Ending the inertia in foreign policy

Although the midair collision between Greek and Turkish fighter jets over the Aegean last week was an accident it nevertheless put to the test some well-established pretensions of Greek foreign policy. The reactions to former president Costis Stephanopoulos’s article in the Sunday edition of Kathimerini were indicative of the prevailing mood: Regardless of what one may think of Stephanopoulos’s radical proposals, the loud reaction by political parties, media and pundits shows that the former president touched upon a real problem whose time to be addressed was long overdue. Over the past 10 years, Greek policy toward Ankara has been determined by the so-called Imia syndrome and the 1999 Helsinki shift. The main pillars of the policy were the perpetuation of the status quo at all costs coupled with an expectation that Turkey’s European Union ambitions would help tame Greece’s eastern neighbor.

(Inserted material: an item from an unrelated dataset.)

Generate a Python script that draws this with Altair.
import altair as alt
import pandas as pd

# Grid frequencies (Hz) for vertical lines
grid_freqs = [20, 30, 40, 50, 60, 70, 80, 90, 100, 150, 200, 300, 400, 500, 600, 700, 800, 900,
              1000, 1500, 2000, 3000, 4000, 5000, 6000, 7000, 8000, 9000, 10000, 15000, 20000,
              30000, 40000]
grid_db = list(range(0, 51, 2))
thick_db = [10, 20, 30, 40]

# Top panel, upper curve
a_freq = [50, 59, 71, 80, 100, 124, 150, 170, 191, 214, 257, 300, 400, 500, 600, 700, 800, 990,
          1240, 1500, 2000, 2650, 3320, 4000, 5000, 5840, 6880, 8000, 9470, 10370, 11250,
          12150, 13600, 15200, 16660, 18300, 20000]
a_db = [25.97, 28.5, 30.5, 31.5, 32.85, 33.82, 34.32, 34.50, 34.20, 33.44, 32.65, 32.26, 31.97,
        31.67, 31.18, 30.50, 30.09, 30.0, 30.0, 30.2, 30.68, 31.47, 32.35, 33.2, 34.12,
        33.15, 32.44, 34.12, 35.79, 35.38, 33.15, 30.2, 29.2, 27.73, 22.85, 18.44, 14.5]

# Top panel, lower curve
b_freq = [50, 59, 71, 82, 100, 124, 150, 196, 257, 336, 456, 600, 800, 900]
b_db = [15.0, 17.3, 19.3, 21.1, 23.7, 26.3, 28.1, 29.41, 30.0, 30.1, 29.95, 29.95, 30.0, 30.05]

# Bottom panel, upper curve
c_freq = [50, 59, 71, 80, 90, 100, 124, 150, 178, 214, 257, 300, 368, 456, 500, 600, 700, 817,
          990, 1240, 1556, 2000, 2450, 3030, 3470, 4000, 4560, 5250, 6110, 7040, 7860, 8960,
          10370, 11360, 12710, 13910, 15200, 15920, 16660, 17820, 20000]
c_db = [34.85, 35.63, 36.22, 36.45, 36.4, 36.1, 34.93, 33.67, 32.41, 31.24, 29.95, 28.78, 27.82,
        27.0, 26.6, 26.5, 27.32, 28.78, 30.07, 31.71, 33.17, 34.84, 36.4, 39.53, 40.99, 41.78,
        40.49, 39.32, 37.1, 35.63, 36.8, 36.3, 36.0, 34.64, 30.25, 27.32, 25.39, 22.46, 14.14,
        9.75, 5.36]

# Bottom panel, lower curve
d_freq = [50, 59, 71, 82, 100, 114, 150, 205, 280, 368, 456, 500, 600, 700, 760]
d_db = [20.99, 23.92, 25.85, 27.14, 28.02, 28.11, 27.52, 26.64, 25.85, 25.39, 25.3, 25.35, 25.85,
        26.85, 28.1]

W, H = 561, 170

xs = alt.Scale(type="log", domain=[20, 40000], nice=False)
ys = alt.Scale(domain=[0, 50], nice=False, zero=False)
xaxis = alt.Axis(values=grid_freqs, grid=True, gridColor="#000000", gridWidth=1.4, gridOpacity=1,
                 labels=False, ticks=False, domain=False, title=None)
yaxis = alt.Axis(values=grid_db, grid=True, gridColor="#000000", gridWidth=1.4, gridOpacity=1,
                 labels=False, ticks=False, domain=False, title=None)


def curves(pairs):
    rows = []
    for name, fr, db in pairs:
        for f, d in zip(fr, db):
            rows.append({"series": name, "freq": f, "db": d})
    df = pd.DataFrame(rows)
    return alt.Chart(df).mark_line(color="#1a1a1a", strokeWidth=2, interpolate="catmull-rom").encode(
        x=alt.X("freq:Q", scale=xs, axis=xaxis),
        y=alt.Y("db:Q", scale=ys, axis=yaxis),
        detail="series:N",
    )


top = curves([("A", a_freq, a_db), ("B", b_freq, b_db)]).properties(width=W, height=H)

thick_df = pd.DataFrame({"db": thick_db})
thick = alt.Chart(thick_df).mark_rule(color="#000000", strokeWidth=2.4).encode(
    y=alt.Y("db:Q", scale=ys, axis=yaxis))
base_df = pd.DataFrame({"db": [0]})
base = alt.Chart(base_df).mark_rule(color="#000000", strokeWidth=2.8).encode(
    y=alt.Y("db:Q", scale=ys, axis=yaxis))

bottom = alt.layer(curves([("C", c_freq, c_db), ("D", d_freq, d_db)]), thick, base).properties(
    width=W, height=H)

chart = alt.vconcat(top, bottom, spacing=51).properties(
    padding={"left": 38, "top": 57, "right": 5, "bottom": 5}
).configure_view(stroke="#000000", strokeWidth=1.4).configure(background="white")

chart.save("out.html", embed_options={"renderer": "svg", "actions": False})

The motives were honest but, as the saying goes, it takes two to tango. When the conservative New Democracy party gained power in Greece, PASOK’s so-called Helsinki policy – which also entailed referring Greek-Turkish problems to the Hague tribunal – had failed to progress by a single inch. Responsibility for the failure rested with Ankara. It has become clear that putting Greek foreign policy on autopilot does not guarantee that Greek-Turkish relations will safely land on EU territory. The dogma of non-action in view of a better timing sometime in the future has made the Greek government a passive observer of events while exposing the country to accidental or intended events which can only bring us back to the simplistic dilemma: crisis escalation or submissiveness. There is an urgent need for a new, more constructive policy as well as for initiatives which will aim at overcoming the dangerous inertia. Otherwise the two countries risk ending up like the proverbial train passengers who wake up at the sound of the crash.